Paul lived and worked with residents of these cities – at one point even supporting himself as a tentmaker – while encouraging both Jews and Gentiles to embrace Jesus.
These fledgling congregations that Paul founded would grow into some of the most vital centers of early Christianity. They connected communities across geographical boundaries and helped increase Christianity’s foothold amidst the dominant culture of the Roman Empire.
Paul’s Letters Shape Christian Theology
As founder of several far-flung churches, Paul often wrote letters to answer questions, address controversies, and offer encouragement. Thirteen letters traditionally attributed to Paul remain in the New Testament.

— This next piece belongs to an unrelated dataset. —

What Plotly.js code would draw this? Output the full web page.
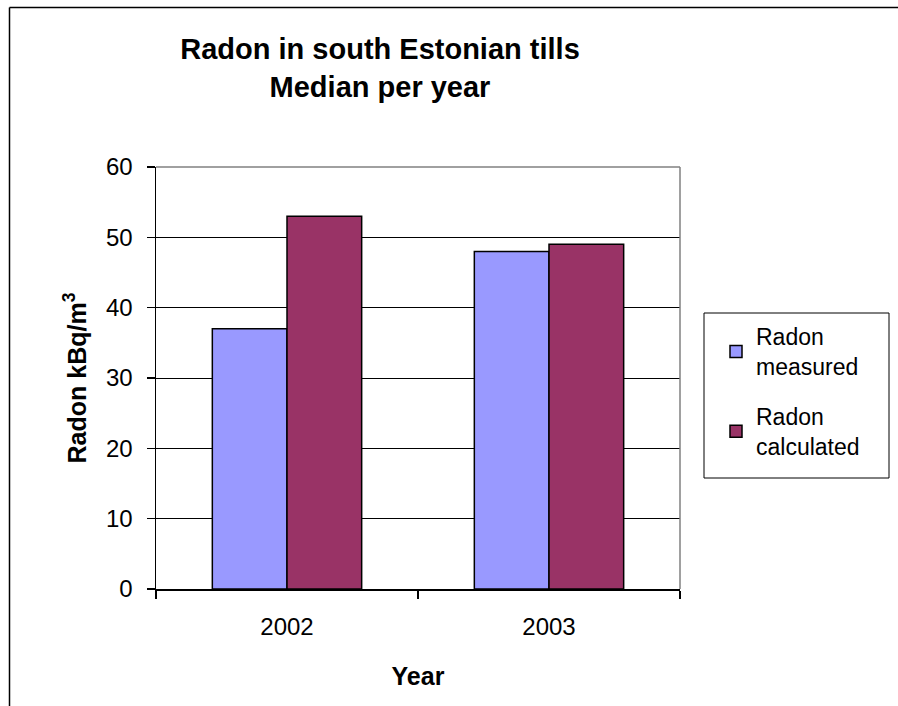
<!DOCTYPE html>
<html>
<head>
<meta charset="utf-8">
<script src="https://cdn.plot.ly/plotly-3.0.1.min.js"></script>
<style>
  html, body { margin: 0; padding: 0; background: #fff; }
  #chart { width: 898px; height: 706px; }
</style>
</head>
<body>
<div id="chart"></div>
<script>
// ---- data ----
const years = ["2002", "2003"];
const radonMeasured = [37, 48];
const radonCalculated = [53, 49];
const seriesNames = ["Radon<br>measured", "Radon<br>calculated"];
const yTickVals = [0, 10, 20, 30, 40, 50, 60];

// ---- layout constants (pixels) ----
const W = 898, H = 706;
const mL = 156, mR = 218, mT = 167, mB = 117;
const pw = W - mL - mR, ph = H - mT - mB;
const px = v => (v - mL) / pw;            // pixel x -> paper x
const py = v => (H - mB - v) / ph;        // pixel y -> paper y

const FONT = "Liberation Sans, Arial, sans-serif";

const traces = [
  {
    type: "bar", x: years, y: radonMeasured, name: seriesNames[0],
    legendgroup: "a",
    marker: { color: "#9999FF", line: { color: "#000000", width: 1.5 } }
  },
  {
    type: "bar", x: years, y: radonCalculated, name: seriesNames[1],
    legendgroup: "b",
    marker: { color: "#993366", line: { color: "#000000", width: 1.5 } }
  }
];

const layout = {
  width: W, height: H,
  margin: { l: mL, r: mR, t: mT, b: mB, pad: 0 },
  paper_bgcolor: "#ffffff",
  plot_bgcolor: "#ffffff",
  font: { family: FONT, color: "#000000" },
  barmode: "group",
  bargap: 0.43,
  bargroupgap: 0,
  title: {
    text: "Radon in south Estonian tills<br>Median per year",
    font: { family: FONT, size: 29, color: "#000000", weight: "bold" },
    x: 380 / W, xref: "container", xanchor: "center",
    y: 1 - 59 / H, yref: "container", yanchor: "top"
  },
  xaxis: {
    type: "category",
    showline: true, linecolor: "#000000", linewidth: 1.5,
    ticks: "outside", ticklen: 8, tickcolor: "#000000", tickwidth: 1.5,
    tickson: "boundaries",
    tickfont: { family: FONT, size: 24, color: "#000000" },
    ticklabelstandoff: 16,
    showgrid: false, zeroline: false,
    title: { text: "<b>Year</b>", font: { family: FONT, size: 25, color: "#000000" }, standoff: 28 }
  },
  yaxis: {
    range: [0, 60],
    tickvals: yTickVals,
    showline: true, linecolor: "#000000", linewidth: 1.5,
    ticks: "outside", ticklen: 8, tickcolor: "#000000", tickwidth: 1.5,
    tickfont: { family: FONT, size: 24, color: "#000000" },
    ticklabelstandoff: 9,
    showgrid: true, gridcolor: "#000000", gridwidth: 1,
    zeroline: false,
    title: { text: "<b>Radon kBq/m<sup>3</sup></b>", font: { family: FONT, size: 25, color: "#000000" }, standoff: 12 }
  },
  showlegend: true,
  legend: {
    x: px(716), y: py(315), xanchor: "left", yanchor: "top",
    xref: "paper", yref: "paper",
    bgcolor: "rgba(0,0,0,0)", borderwidth: 0,
    font: { family: FONT, size: 23, color: "#000000" },
    traceorder: "grouped", tracegroupgap: 17,
    itemwidth: 30
  },
  shapes: [
    // gray plot-area border (top & right)
    { type: "line", xref: "paper", yref: "paper", layer: "above",
      x0: 0, x1: 1, y0: 1, y1: 1, line: { color: "#808080", width: 1.5 } },
    { type: "line", xref: "paper", yref: "paper", layer: "above",
      x0: 1, x1: 1, y0: 0, y1: 1, line: { color: "#808080", width: 1.5 } },
    // legend box
    { type: "rect", xref: "paper", yref: "paper", layer: "above",
      x0: px(704), x1: px(889), y0: py(313), y1: py(478),
      line: { color: "#000000", width: 1 }, fillcolor: "rgba(0,0,0,0)" },
    // outer chart border (left & top, continues off-canvas)
    { type: "line", xref: "paper", yref: "paper", layer: "above",
      x0: px(9.5), x1: px(9.5), y0: py(7.5), y1: py(H + 20), line: { color: "#000000", width: 1.5 } },
    { type: "line", xref: "paper", yref: "paper", layer: "above",
      x0: px(9.5), x1: px(W + 20), y0: py(7.5), y1: py(7.5), line: { color: "#000000", width: 1.5 } }
  ]
};

Plotly.newPlot("chart", traces, layout, { displayModeBar: false, staticPlot: true });
</script>
</body>
</html>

These epistles to early churches discuss theology, ethics, and practical guidance on how to live according to Christ’s teachings.
Concepts Paul introduced like justification by faith, life in the Spirit, and the centrality of love became touchstones. His thoughts on church order, spiritual gifts, and Christ’s second coming also established pillars of Christian belief.
Even 2000 years later, Paul’s writings profoundly influence Christian doctrine, practice, and interpretation of Jesus’ message.
Paul’s dramatic conversion on the road to Damascus was a radical turning point for both his life and the early Christian church. As Christianity’s most zealous early persecutor, he was determined to crush the fledgling movement.
Yet his revelatory encounter with the risen Jesus transformed him into Christianity’s foremost missionary and theologian.
The account of Paul’s transformative vision on the Damascus road serves as a compelling display of the life-changing power of faith in Christ. His indelible influence as the early church’s pre-eminent missionary and author of much of the New Testament continues to shape Christianity to this day.